Responsibilities
- Design and implement a structured Unity Catalog environment with Catalogs, Schemas, and Volumes to ensure data governance, security, and clear documentation across the organization.
- Lead the transition of intricate business logic from outdated systems into a consolidated Databricks Lakehouse, improving legacy SQL into modular, efficient, and sustainable code.
- Develop an internal data transformation framework using open-source tools such as Delta Live Tables or custom Python and SQL Spark pipelines, enabling scalable processing without third-party SaaS dependencies.
- Act as the primary expert in query optimization by evaluating Spark execution plans and Spark UI to identify performance issues, correct data skew, and enhance join efficiency on large datasets.
- Optimize Databricks compute usage by applying advanced techniques like Z-Ordering, Liquid Clustering, partitioning strategies, and Serverless SQL Warehouse setups to improve cost-performance ratio.

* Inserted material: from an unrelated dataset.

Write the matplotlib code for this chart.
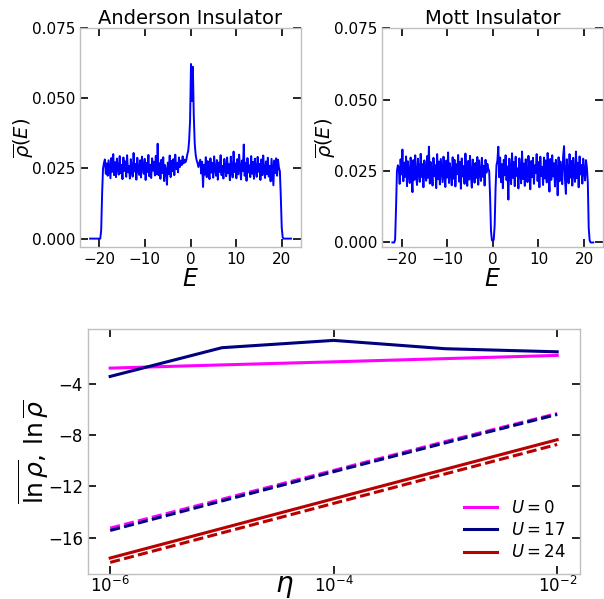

- Develop and manage CI/CD workflows using GitHub Actions or similar tools to automate testing, validation, and deployment of data models.
- Design the semantic layer in Omni to enable self-service analytics with fast dashboard response times under one second.
- Occasionally perform BI Developer duties by creating high-level dashboards that extract clear, actionable insights from complex data sources.
- Collaborate with teams across Finance, Sales, Product, Marketing, and Trust & Safety to convert business inquiries into scalable, long-term data solutions.
- Transform technical performance and cost data into strategic recommendations for executives, aligning technical precision with business outcomes.